The poignant photograph of two young women on the front page of this newspaper today, is a painful reminder of how this nation has betrayed its father. Sajida, 18, and Azra, 25 are the daughter and daughter-in-law of Mohammed Akhlaq who was reportedly killed by a mob of nearly a hundred men in Bisara, a village in the neighbourhood of Delhi, on Monday. The mob lynched Akhlaq and his son Danish after someone orchestrated a rumour that they had beef in their home. Police, news reports indicate, is investigating if the meat found at their home was indeed beef. Does it matter? Sajida’s pointed question: “Will they return my father if it is not beef?” should haunt us all for a long, long time.
In November 1946, Gandhi embarked on his pilgrimage to Noakhali (in what is now Bangladesh), after he learnt of the massacres in the previous month. Hundreds had been butchered in an organised manner in Naokhali in what was meant to be revenge for murders elsewhere. Noakhali was Gandhi’s last glorious battle to heal the hearts and minds. Bengal and Bihar needed his healing touch and he offered his Truth to end the spiral of violence.

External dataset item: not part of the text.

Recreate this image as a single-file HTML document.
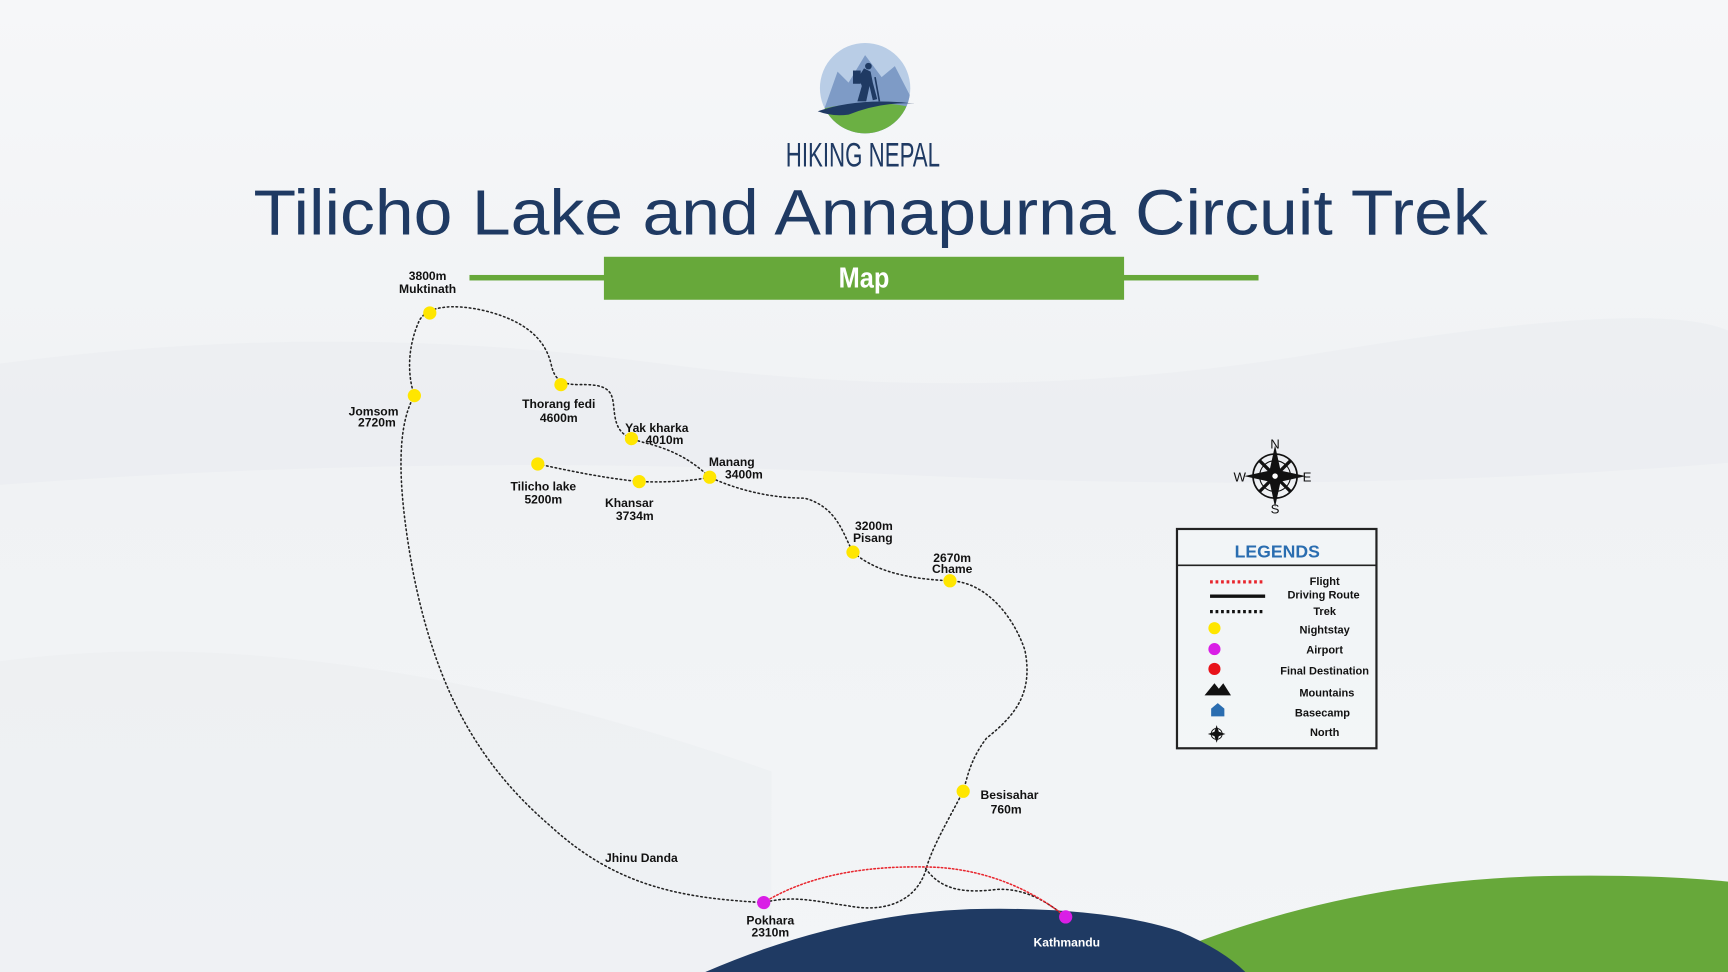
<!DOCTYPE html>
<html><head><meta charset="utf-8"><style>
html,body{margin:0;padding:0;width:1728px;height:972px;overflow:hidden;background:#f2f4f6}
svg{display:block}
text{font-family:"Liberation Sans",Arial,sans-serif;font-weight:bold}
.n{font-weight:normal}
</style></head><body>
<svg width="1728" height="972" viewBox="0 0 1568 882" preserveAspectRatio="none" xmlns="http://www.w3.org/2000/svg">
<defs>
<linearGradient id="bg" x1="0" y1="0" x2="0" y2="1">
<stop offset="0" stop-color="#f6f7f9"/><stop offset="0.45" stop-color="#f0f2f4"/><stop offset="1" stop-color="#f3f5f7"/>
</linearGradient>
<clipPath id="cc"><circle cx="785" cy="80" r="41"/></clipPath>
</defs>
<rect width="1568" height="882" fill="url(#bg)"/>
<path d="M0 330 Q300 290 600 330 T1200 320 T1568 300 L1568 420 Q1200 450 800 430 T0 440Z" fill="#e6e9ed" opacity="0.35"/>
<path d="M0 600 Q300 560 700 700 L700 882 L0 882Z" fill="#e9ecef" opacity="0.35"/>
<!-- hills -->
<path d="M1020 882 Q1200 800 1400 795 Q1500 793 1568 800 L1568 882Z" fill="#67a83a"/>
<path d="M640 882 Q760 830 880 825 Q1000 822 1070 845 Q1110 862 1130 882Z" fill="#1f3a63"/>
<!-- logo -->
<g clip-path="url(#cc)">
<rect x="740" y="35" width="90" height="90" fill="#b9cde6"/>
<path d="M744 110 L760 65 L770 75 L785 50 L800 70 L812 60 L830 95 L830 125 L740 125Z" fill="#7e9bc6"/>
<path d="M740 100 Q790 88 830 98 L830 125 L740 125Z" fill="#6bb043"/>
</g>
<path d="M742 101 Q780 88 830 94 Q800 92 770 104 Q755 106 742 101Z" fill="#1f3a63"/>
<path d="M778 92 L782 78 L779 70 L784 62 L790 65 L792 75 L796 90 L792 91 L789 78 L786 92Z" fill="#1f3a63"/>
<circle cx="788" cy="60" r="3" fill="#1f3a63"/>
<rect x="774" y="64" width="7" height="12" fill="#1f3a63"/>
<line x1="794" y1="70" x2="798" y2="92" stroke="#1f3a63" stroke-width="1.5"/>
<text class="n" x="783" y="151" text-anchor="middle" font-size="31" fill="#1f3a63" textLength="140" lengthAdjust="spacingAndGlyphs" style="font-family:'Liberation Sans Narrow','Liberation Sans',sans-serif">HIKING NEPAL</text>
<text class="n" x="790" y="213" text-anchor="middle" font-size="58" fill="#1f3a63" textLength="1120" lengthAdjust="spacingAndGlyphs">Tilicho Lake and Annapurna Circuit Trek</text>
<!-- map bar -->
<rect x="426" y="249.5" width="716" height="5" fill="#67a83a"/>
<rect x="548" y="233" width="472" height="39" fill="#67a83a"/>
<text x="784" y="261" text-anchor="middle" font-size="26" fill="#fff" textLength="46" lengthAdjust="spacingAndGlyphs" style="font-family:'Liberation Sans Narrow','Liberation Sans',sans-serif">Map</text>
<!-- trek paths -->
<g fill="none" stroke="#222" stroke-width="1.4" stroke-dasharray="1.4 2.6" stroke-linecap="round">
<path d="M693 819 C620 815 560 805 500 750 C430 690 395 620 375 520 C362 450 358 390 376 359 C368 335 372 310 380 292 C386 278 410 275 440 282 C480 292 495 310 500 330 C503 345 510 349 525 349 C560 348 555 360 558 378 C561 395 570 398 590 403 C615 410 630 420 644 433 C670 445 700 452 730 452 C760 460 765 485 774 501 C790 515 815 525 862 527 C895 528 920 560 930 590 C938 630 920 650 895 670 C880 690 878 705 874 718 C860 745 845 770 840 790 C830 820 800 828 770 822 C740 818 720 812 693 819"/>
<path d="M840 788 C855 810 880 810 905 807 C930 806 950 818 967 832"/>
<path d="M488 421 C520 428 550 434 580 437 C610 438 630 436 644 433"/>
</g>
<path d="M693 819 C740 790 800 785 850 787 C900 790 940 810 967 832" fill="none" stroke="#e8262e" stroke-width="1.4" stroke-dasharray="1.4 2" stroke-linecap="round"/>
<!-- points -->
<g fill="#ffe600">
<circle cx="390" cy="284" r="6"/><circle cx="376" cy="359" r="6"/><circle cx="509" cy="349" r="6"/>
<circle cx="573" cy="398" r="6"/><circle cx="644" cy="433" r="6"/><circle cx="488" cy="421" r="6"/>
<circle cx="580" cy="437" r="6"/><circle cx="774" cy="501" r="6"/><circle cx="862" cy="527" r="6"/>
<circle cx="874" cy="718" r="6"/>
</g>
<circle cx="693" cy="819" r="6" fill="#d91ee6"/><circle cx="967" cy="832" r="6" fill="#d91ee6"/>
<!-- labels -->
<g font-size="11" fill="#111" text-anchor="middle">
<text x="388" y="254">3800m</text><text x="388" y="266">Muktinath</text>
<text x="339" y="377">Jomsom</text><text x="342" y="387">2720m</text>
<text x="507" y="370">Thorang fedi</text><text x="507" y="383">4600m</text>
<text x="596" y="392">Yak kharka</text><text x="603" y="403">4010m</text>
<text x="664" y="423">Manang</text><text x="675" y="434">3400m</text>
<text x="493" y="445">Tilicho lake</text><text x="493" y="457">5200m</text>
<text x="571" y="460">Khansar</text><text x="576" y="472">3734m</text>
<text x="793" y="481">3200m</text><text x="792" y="492">Pisang</text>
<text x="864" y="510">2670m</text><text x="864" y="520">Chame</text>
<text x="916" y="725">Besisahar</text><text x="913" y="738">760m</text>
<text x="582" y="782">Jhinu Danda</text>
<text x="699" y="839">Pokhara</text><text x="699" y="850">2310m</text>
<text x="968" y="859" fill="#fff">Kathmandu</text>
</g>
<!-- compass -->
<g transform="translate(1157,432)">
<circle r="20" fill="none" stroke="#111" stroke-width="1.5"/>
<circle r="14" fill="none" stroke="#111" stroke-width="1"/>
<path d="M0 -28 L5 -5 L28 0 L5 5 L0 28 L-5 5 L-28 0 L-5 -5Z" fill="#111"/>
<path d="M14 -14 L3 -3 M-14 -14 L-3 -3 M14 14 L3 3 M-14 14 L-3 3" stroke="#111" stroke-width="3"/>
<circle r="3" fill="#fff" stroke="#111"/>
<text class="n" y="-25" font-size="12" text-anchor="middle" fill="#111">N</text>
<text class="n" y="34" font-size="12" text-anchor="middle" fill="#111">S</text>
<text class="n" x="-32" y="5" font-size="12" text-anchor="middle" fill="#111">W</text>
<text class="n" x="29" y="5" font-size="12" text-anchor="middle" fill="#111">E</text>
</g>
<!-- legend -->
<rect x="1068" y="480" width="181" height="199" fill="#f4f6f8" fill-opacity="0.6" stroke="#222" stroke-width="2"/>
<line x1="1068" y1="513" x2="1249" y2="513" stroke="#222" stroke-width="1.5"/>
<text x="1159" y="506" font-size="16" fill="#2a6db0" text-anchor="middle">LEGENDS</text>
<line x1="1098" y1="528" x2="1148" y2="528" stroke="#e8262e" stroke-width="3" stroke-dasharray="2.5 2.5"/>
<line x1="1098" y1="541" x2="1148" y2="541" stroke="#111" stroke-width="3"/>
<line x1="1098" y1="555" x2="1148" y2="555" stroke="#111" stroke-width="3" stroke-dasharray="2.5 2.5"/>
<circle cx="1102" cy="570" r="5.5" fill="#ffe600"/>
<circle cx="1102" cy="589" r="5.5" fill="#d91ee6"/>
<circle cx="1102" cy="607" r="5.5" fill="#e8121a"/>
<path d="M1093 631 L1102 620 L1106 625 L1110 620 L1117 631Z" fill="#111"/>
<path d="M1099 650 L1099 643 L1105 638 L1111 643 L1111 650Z" fill="#2a6db0"/>
<g transform="translate(1104,666)"><path d="M0 -8 L2 -2 L8 0 L2 2 L0 8 L-2 2 L-8 0 L-2 -2Z" fill="#111"/><circle r="5" fill="none" stroke="#111" stroke-width="0.8"/></g>
<g font-size="10" fill="#111" text-anchor="middle">
<text x="1202" y="531">Flight</text><text x="1201" y="543">Driving Route</text><text x="1202" y="558">Trek</text>
<text x="1202" y="575">Nightstay</text><text x="1202" y="593">Airport</text><text x="1202" y="612">Final Destination</text>
<text x="1204" y="632">Mountains</text><text x="1200" y="650">Basecamp</text><text x="1202" y="668">North</text>
</g>
</svg>
</body></html>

Months later, India was partitioned. Gandhi mourned the dead in Kolkata as the new rulers of the country assumed power in New Delhi. Five months after independence, Nathuram Godse, who had been a member of the RSS and Hindu Mahasabha, shot him. Gandhi, a sanatana Hindu, was too much accomodating of Muslims, Godse felt.
The ghost of Godse was never really or fully exorcised. It continues to lurk amidst us, making many of us suspicious of our neighbour’s faith, his food habits, dress, beliefs, etc. Until recently, Godse’s men lived on the margins. Today, they seek to sanctify him in public. Bisara is a reminder of Godse and yet another murder of Gandhi’s idea of India.
In one of the numerous Gandhi Jayanti advertisements today — the one in which the Government of India seeks endorsement for its Swachh Bharat mission with Prime Minister Narendra Modi standing with a broom — reminds us that “cleanliness was very close to Mahatma Gandhi’s heart”. Modi wants us to fulfill Bapu’s dream. What is the dirt that Gandhi wanted the nation’s soul to be cleansed of? Bapu described Katherine Mayo’s Mother India as `the report of a drain inspector’ since she could only see filth the filth in this country. Clean drains, of course, are important, Gandhi knew but a nation was much more than its drains.
Bapu’s last struggle was to cleanse his country’s soul of the filth of fear and hate. Hindu-Muslim unity was crucial to his idea of Swaraj. His martyrdom was caused by his pursuit of communal harmony. Our leaders, busy with photo-ops, tend to miss this elementary lesson of Gandhi’s life and death.
Ever since coming to office, Modi has consistently invoked Gandhi in his governance programmes. Gandhi, however, is not merely the form of his activism, it is the sanctity he ascribed to human life that lends life to the body of Gandhism. A prime minister, who understands Gandhi would have trekked to Bisari this October 2.
Modi, however, chose to chase power in Bihar.